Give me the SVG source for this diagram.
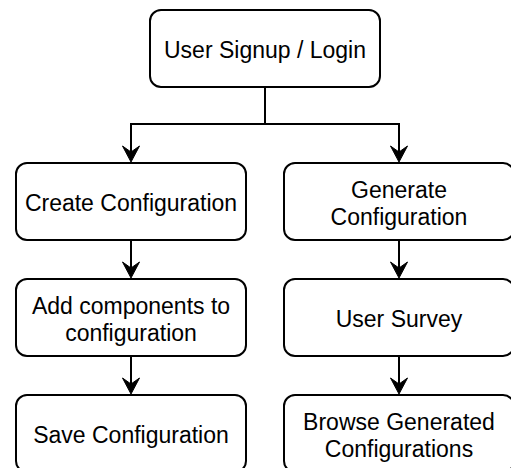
<svg xmlns="http://www.w3.org/2000/svg" width="511" height="468" viewBox="0 0 511 468">
  <defs>
    <style>
      .box { fill: #ffffff; stroke: #000000; stroke-width: 2; }
      .lbl { font-family: "Liberation Sans", Arial, sans-serif; font-size: 23px; fill: #000000; text-anchor: middle; }
      .edge { fill: none; stroke: #000000; stroke-width: 2; }
      .head { fill: #000000; stroke: #000000; stroke-width: 1; stroke-linejoin: miter; }
    </style>
  </defs>
  <rect x="0" y="0" width="511" height="468" fill="#ffffff"/>
  <g id="connectors">
    <path class="edge" d="M265 87 V124 H131 V152"/>
    <path class="edge" d="M265 124 H399 V152"/>
    <path class="head" d="M131 162 L122.5 146 L131 152 L139.5 146 Z"/>
    <path class="head" d="M399 162 L390.5 146 L399 152 L407.5 146 Z"/>
    <path class="edge" d="M131 240 V268"/>
    <path class="head" d="M131 278 L122.5 262 L131 268 L139.5 262 Z"/>
    <path class="edge" d="M131 356 V384"/>
    <path class="head" d="M131 394 L122.5 378 L131 384 L139.5 378 Z"/>
    <path class="edge" d="M399 240 V268"/>
    <path class="head" d="M399 278 L390.5 262 L399 268 L407.5 262 Z"/>
    <path class="edge" d="M399 356 V384"/>
    <path class="head" d="M399 394 L390.5 378 L399 384 L407.5 378 Z"/>
  </g>
  <g id="node-login">
    <rect class="box" x="150" y="10" width="230" height="77" rx="11" ry="11"/>
    <text class="lbl" x="265" y="58">User Signup / Login</text>
  </g>
  <g id="node-create">
    <rect class="box" x="16" y="163" width="230" height="77" rx="11" ry="11"/>
    <text class="lbl" x="131" y="211">Create Configuration</text>
  </g>
  <g id="node-add">
    <rect class="box" x="16" y="279" width="230" height="77" rx="11" ry="11"/>
    <text class="lbl" x="131" y="314">Add components to</text>
    <text class="lbl" x="131" y="341">configuration</text>
  </g>
  <g id="node-save">
    <rect class="box" x="16" y="395" width="230" height="77" rx="11" ry="11"/>
    <text class="lbl" x="131" y="443">Save Configuration</text>
  </g>
  <g id="node-generate">
    <rect class="box" x="284" y="163" width="230" height="77" rx="11" ry="11"/>
    <text class="lbl" x="399" y="198">Generate</text>
    <text class="lbl" x="399" y="225">Configuration</text>
  </g>
  <g id="node-survey">
    <rect class="box" x="284" y="279" width="230" height="77" rx="11" ry="11"/>
    <text class="lbl" x="399" y="327">User Survey</text>
  </g>
  <g id="node-browse">
    <rect class="box" x="284" y="395" width="230" height="77" rx="11" ry="11"/>
    <text class="lbl" x="399" y="430">Browse Generated</text>
    <text class="lbl" x="399" y="457">Configurations</text>
  </g>
</svg>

→ WHAT YOU HAVE TO DO: Except for the pictures, copy the material above exactly.

→ ANSWER BELOW:
Give me the SVG source for this diagram.
<svg xmlns="http://www.w3.org/2000/svg" width="511" height="468" viewBox="0 0 511 468">
  <defs>
    <style>
      .box { fill: #ffffff; stroke: #000000; stroke-width: 2; }
      .lbl { font-family: "Liberation Sans", Arial, sans-serif; font-size: 23px; fill: #000000; text-anchor: middle; }
      .edge { fill: none; stroke: #000000; stroke-width: 2; }
      .head { fill: #000000; stroke: #000000; stroke-width: 1; stroke-linejoin: miter; }
    </style>
  </defs>
  <rect x="0" y="0" width="511" height="468" fill="#ffffff"/>
  <g id="connectors">
    <path class="edge" d="M265 87 V124 H131 V152"/>
    <path class="edge" d="M265 124 H399 V152"/>
    <path class="head" d="M131 162 L122.5 146 L131 152 L139.5 146 Z"/>
    <path class="head" d="M399 162 L390.5 146 L399 152 L407.5 146 Z"/>
    <path class="edge" d="M131 240 V268"/>
    <path class="head" d="M131 278 L122.5 262 L131 268 L139.5 262 Z"/>
    <path class="edge" d="M131 356 V384"/>
    <path class="head" d="M131 394 L122.5 378 L131 384 L139.5 378 Z"/>
    <path class="edge" d="M399 240 V268"/>
    <path class="head" d="M399 278 L390.5 262 L399 268 L407.5 262 Z"/>
    <path class="edge" d="M399 356 V384"/>
    <path class="head" d="M399 394 L390.5 378 L399 384 L407.5 378 Z"/>
  </g>
  <g id="node-login">
    <rect class="box" x="150" y="10" width="230" height="77" rx="11" ry="11"/>
    <text class="lbl" x="265" y="58">User Signup / Login</text>
  </g>
  <g id="node-create">
    <rect class="box" x="16" y="163" width="230" height="77" rx="11" ry="11"/>
    <text class="lbl" x="131" y="211">Create Configuration</text>
  </g>
  <g id="node-add">
    <rect class="box" x="16" y="279" width="230" height="77" rx="11" ry="11"/>
    <text class="lbl" x="131" y="314">Add components to</text>
    <text class="lbl" x="131" y="341">configuration</text>
  </g>
  <g id="node-save">
    <rect class="box" x="16" y="395" width="230" height="77" rx="11" ry="11"/>
    <text class="lbl" x="131" y="443">Save Configuration</text>
  </g>
  <g id="node-generate">
    <rect class="box" x="284" y="163" width="230" height="77" rx="11" ry="11"/>
    <text class="lbl" x="399" y="198">Generate</text>
    <text class="lbl" x="399" y="225">Configuration</text>
  </g>
  <g id="node-survey">
    <rect class="box" x="284" y="279" width="230" height="77" rx="11" ry="11"/>
    <text class="lbl" x="399" y="327">User Survey</text>
  </g>
  <g id="node-browse">
    <rect class="box" x="284" y="395" width="230" height="77" rx="11" ry="11"/>
    <text class="lbl" x="399" y="430">Browse Generated</text>
    <text class="lbl" x="399" y="457">Configurations</text>
  </g>
</svg>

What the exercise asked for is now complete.